Hi, I’m looking for a database + python expert consultant.
I have a database of 5M rows * 10 columns text table. (Please look at the sample data file. It's just 1 row but I have 5 million rows of this.) The text isn't too long- it has about maximum 300 CHARACTERs in each text field. 2 columns contain numpy array of 50 floats.
What I need to do is to search a specific substring (or multiple substrings using OR) from specific column, and return that result.
For example, in sample data, I'd like to to return the row if the 'DO' column string contains 'revenue' substring.
Your job is:
1. Pick the best (fast) database to do this type of job. (if it's not mysql)

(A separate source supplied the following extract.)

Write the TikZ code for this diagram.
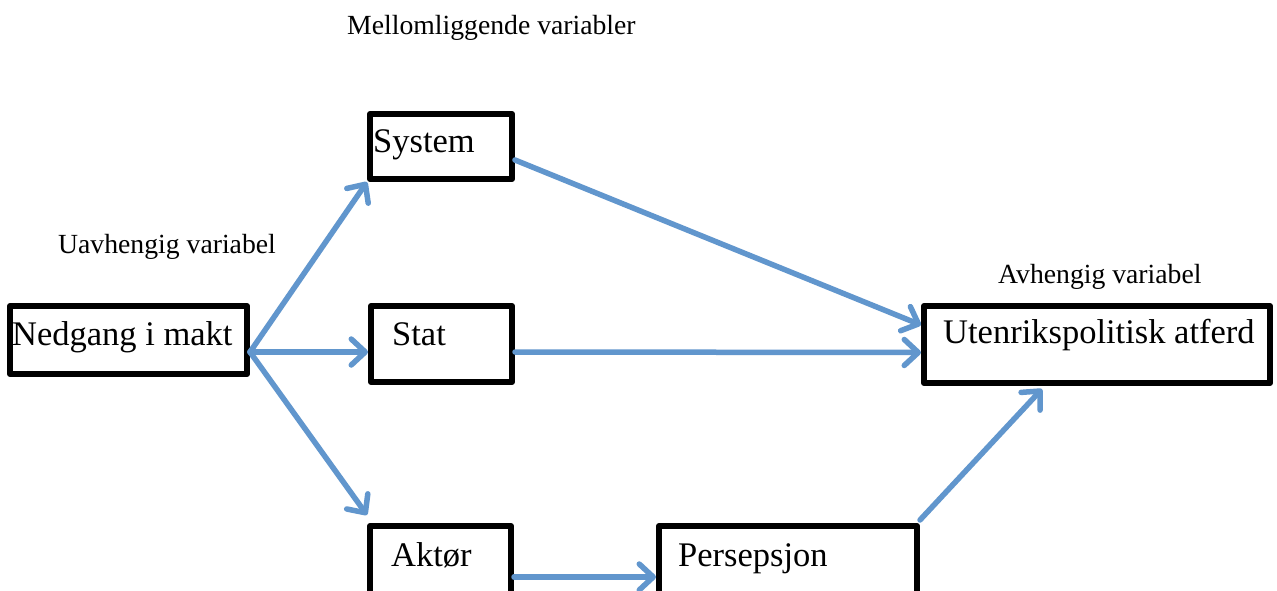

2. Write a code: how to install database on the ec2
3. Write(wrap) db search queries in PYTHON (for example if it’s sql:
db = MySQLdb.connect()
cursor = db.cursor()
sql = "SELECT tvct_raw.estimated_users from tvct_raw WHERE id = '%s' " % the_id
results = cursor.fetchall()
for row in results:
4. The database is currently in python pandas Dataframe format stored in hundreds of pickle files (<100mb).
Write query to migrate(store for the first time) them in the database.
5. Our server(ec2) is only 4G RAM. Considering the size of the data, recommend the ec2 upgrade option (if necessary.)
I was pretty satisfied with Pandas dataframe until now to use df[df['A'].str.contains("hello|jello")] method to match substring because it's pretty fast. But the reason why I need to go DB is after loading 10 Million rows in Pandas DF, my macbook says "out of space".
I'm looking for someone who can nicely comment on the code in each step.
If you are too cool for commenting on the code, please don't apply for this job.